Errror running code after maintenance

After the maintenance of the discovery cluster, when I use salloc to request a core to run my code, errors pops out like this. However, this does not happen before the maintence. Does anyone know why this happens?

@zgou What modules did you have loaded? What does your shell script do? Could you share if possible?

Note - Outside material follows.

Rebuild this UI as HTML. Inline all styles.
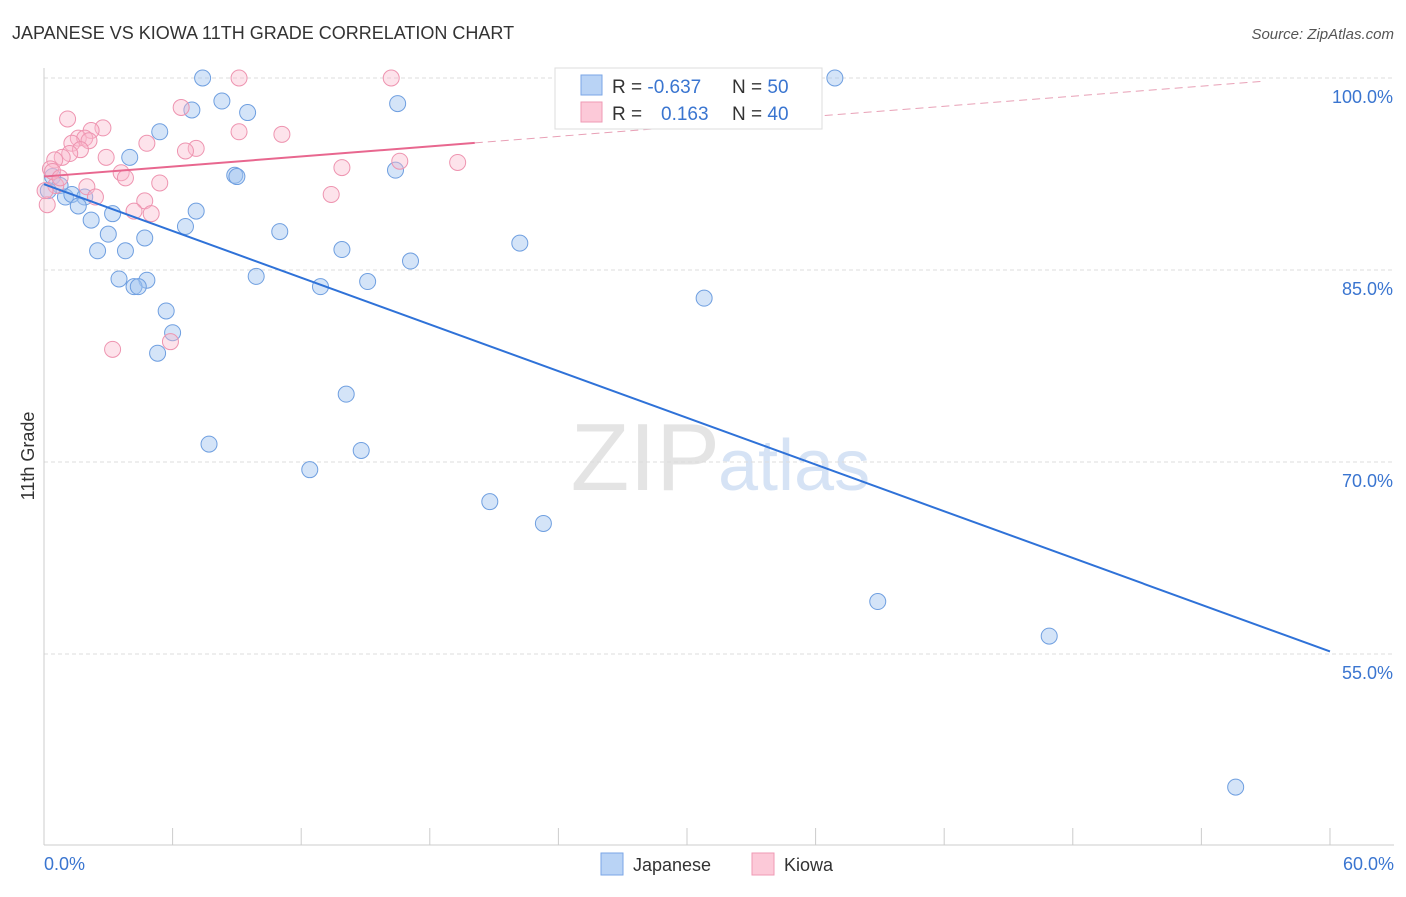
<!DOCTYPE html>
<html><head><meta charset="utf-8"><style>
body{margin:0;background:#fff;font-family:"Liberation Sans",sans-serif;}
svg text{font-family:"Liberation Sans",sans-serif;}
</style></head><body>
<svg id="chart" width="1406" height="892" xmlns="http://www.w3.org/2000/svg">
<text x="12" y="39" font-size="18" fill="#333">JAPANESE VS KIOWA 11TH GRADE CORRELATION CHART</text>
<text x="1394" y="39" font-size="15" fill="#555" text-anchor="end" font-style="italic">Source: ZipAtlas.com</text>
<text x="720" y="490" font-size="96" fill="#e4e4e4" text-anchor="end" font-family="Liberation Serif">ZIP</text>
<text x="718" y="490" font-size="72" fill="#d6e3f5">atlas</text>
<g id="grid"></g>
<g id="marks"></g>
<text transform="translate(34,456) rotate(-90)" font-size="18" fill="#333" text-anchor="middle">11th Grade</text>
<text x="44" y="870" font-size="18" fill="#3a75d0">0.0%</text>
<text x="1394" y="870" font-size="18" fill="#3a75d0" text-anchor="end">60.0%</text>
<g>
<rect x="555" y="68" width="267" height="61" fill="#fff" stroke="#ddd"/>
<rect x="581" y="75" width="21" height="20" fill="#b9d3f5" stroke="#7aa6e6"/>
<rect x="581" y="102" width="21" height="20" fill="#fcc9d8" stroke="#ef9ab4"/>
<text x="612" y="93" font-size="19" fill="#333">R = <tspan fill="#3a75d0">-0.637</tspan></text>
<text x="732" y="93" font-size="19" fill="#333">N = <tspan fill="#3a75d0">50</tspan></text>
<text x="612" y="120" font-size="19" fill="#333">R = <tspan fill="#3a75d0" x="661">0.163</tspan></text>
<text x="732" y="120" font-size="19" fill="#333">N = <tspan fill="#3a75d0">40</tspan></text>
</g>
<g>
<rect x="601" y="853" width="22" height="22" fill="#b9d3f5" stroke="#7aa6e6"/>
<text x="633" y="871" font-size="18" fill="#333">Japanese</text>
<rect x="752" y="853" width="22" height="22" fill="#fcc9d8" stroke="#ef9ab4"/>
<text x="784" y="871" font-size="18" fill="#333">Kiowa</text>
</g>
</svg>
<script>
const yTicks=[100,85,70,55];
const yTickLabels=["100.0%","85.0%","70.0%","55.0%"];
const xTicks=[0,6,12,18,24,30,36,42,48,54,60];
const japX=[7.4,8.3,6.9,9.5,16.5,5.4,36.9,4.0,8.9,9.0,16.4,0.4,0.75,0.2,1.0,1.3,1.9,1.6,3.2,7.1,2.2,6.6,3.0,4.7,11.0,22.2,2.5,3.8,13.9,17.1,3.5,4.8,9.9,15.1,4.2,4.4,12.9,30.8,5.7,6.0,5.3,14.1,7.7,14.8,12.4,20.8,23.3,38.9,46.9,55.6];
const japY=[100,98.2,97.5,97.3,98.0,95.8,100,93.8,92.4,92.3,92.8,92.3,91.6,91.2,90.7,90.9,90.7,90.0,89.4,89.6,88.9,88.4,87.8,87.5,88.0,87.1,86.5,86.5,86.6,85.7,84.3,84.2,84.5,84.1,83.7,83.7,83.7,82.8,81.8,80.1,78.5,75.3,71.4,70.9,69.4,66.9,65.2,59.1,56.4,44.6];
const kioX=[9.1,16.2,6.4,1.1,2.75,2.2,9.1,11.1,1.6,1.9,1.3,4.8,2.1,7.1,6.6,1.7,1.2,0.85,0.5,2.9,16.6,19.3,13.9,0.3,3.6,3.8,5.4,2.0,13.4,2.4,0.55,4.7,0.15,4.2,5.0,3.2,5.9,0.4,0.75,0.05];
const kioY=[100,100,97.7,96.8,96.1,95.9,95.8,95.6,95.3,95.3,94.9,94.9,95.1,94.5,94.3,94.4,94.1,93.8,93.6,93.8,93.5,93.4,93.0,92.9,92.6,92.2,91.8,91.5,90.9,90.7,91.6,90.4,90.1,89.6,89.4,78.8,79.4,92.7,92.2,91.2];
const japTrend=[91.7,55.2];
const kioTrend=[92.3,100.15];
const kioSolidEnd=20.1, kioDashEnd=56.8;
const X=v=>44+v*21.433, Y=v=>78+(100-v)*12.8;
const NS="http://www.w3.org/2000/svg";
const grid=document.getElementById('grid'), marks=document.getElementById('marks');
function mk(tag,attrs,parent){const e=document.createElementNS(NS,tag);for(const k in attrs)e.setAttribute(k,attrs[k]);parent.appendChild(e);return e;}
yTicks.forEach((t,i)=>{
  const l=mk('line',{x1:44,x2:1394,y1:Y(t),y2:Y(t),stroke:'#ddd','stroke-dasharray':'4,3'},grid);
  
  
  const tx=mk('text',{x:1393,y:Y(t)+25,'font-size':18,fill:'#3a75d0','text-anchor':'end'},grid);
  tx.textContent=yTickLabels[i];
  
  
});
const ax=mk('line',{x1:44,x2:44,y1:68,y2:845,stroke:'#ccc'},grid);


const bx=mk('line',{x1:44,x2:1394,y1:845,y2:845,stroke:'#ccc'},grid);


xTicks.forEach(t=>{
  const l=mk('line',{x1:X(t),x2:X(t),y1:828,y2:845,stroke:'#ccc'},grid);
  
  
});
japX.forEach((v,i)=>{
  const c=mk('circle',{cx:X(v),cy:Y(japY[i]),r:8,fill:'rgba(160,195,240,0.45)',stroke:'#6f9fe0','stroke-width':1},marks);
  
  
});
kioX.forEach((v,i)=>{
  const c=mk('circle',{cx:X(v),cy:Y(kioY[i]),r:8,fill:'rgba(250,185,205,0.4)',stroke:'#ee94b0','stroke-width':1},marks);
  
  
});
const jl=mk('line',{x1:X(0),y1:Y(japTrend[0]),x2:X(60),y2:Y(japTrend[1]),stroke:'#2f72d8','stroke-width':2},marks);


const kf=x=>kioTrend[0]+(kioTrend[1]-kioTrend[0])*x/60;
const ks=mk('line',{x1:X(0),y1:Y(kf(0)),x2:X(kioSolidEnd),y2:Y(kf(kioSolidEnd)),stroke:'#e8678f','stroke-width':2},marks);


const kd=mk('line',{x1:X(kioSolidEnd),y1:Y(kf(kioSolidEnd)),x2:X(kioDashEnd),y2:Y(kf(kioDashEnd)),stroke:'#e8a0b6','stroke-width':1,'stroke-dasharray':'8,5'},marks);


</script>
</body></html>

I load usc module. And the shell script looks like this:
图片
The AEROS is a software I self-compiled and installed in my folder. In fact, I can submit a slrum job to run AEROS with 6 cores. But I cannot do interactive jobs with salloc command to run AEROS. The slurm script looks like this:
#!/bin/bash

#SBATCH --ntasks=1
#SBATCH --cpus-per-task=6
#SBATCH --time=1:00:00
#SBATCH --mem=5000MB

cd /home1/zgou/RareEvent/simulation/Hexbar.ymtt/NewMesh/
module load gcc/8.3.0 openmpi/4.0.2 pmix/3.1.3
export OMP_NUM_THREADS=6

./run.sh

And AEROS was compiled with openmpi/4.0.2? I see you’re only requesting 1 CPU for the interactive job. Try salloc --cpus-per-task=6 and see if it works then. There was a change to salloc with our recent Slurm update, so this issue is perhaps related to that.

Yes, AEROS is compiled with openmpi/4.0.2. Just now I used salloc to request 6 cpus to run this but result in the same error. I didn’t encounter this error before the maintenance.

Okay, I was able to reproduce this, but running the command with srun solved it. Try running srun ./run.sh.

It’s not working in my case. As the picture shows below, I requested 6 CPUS and use “srun ./run.sh”, then a new error shows “exec format error”. But when I exit the interactive mode and do “./run.sh” on the login node, it works although I am not supposed to do this on the login node. However, it does prove that there is no error in the exec format.

Ah, right. You’ll need to add #!/bin/bash to the top of your shell script.

Cool, it works! Thank you so much.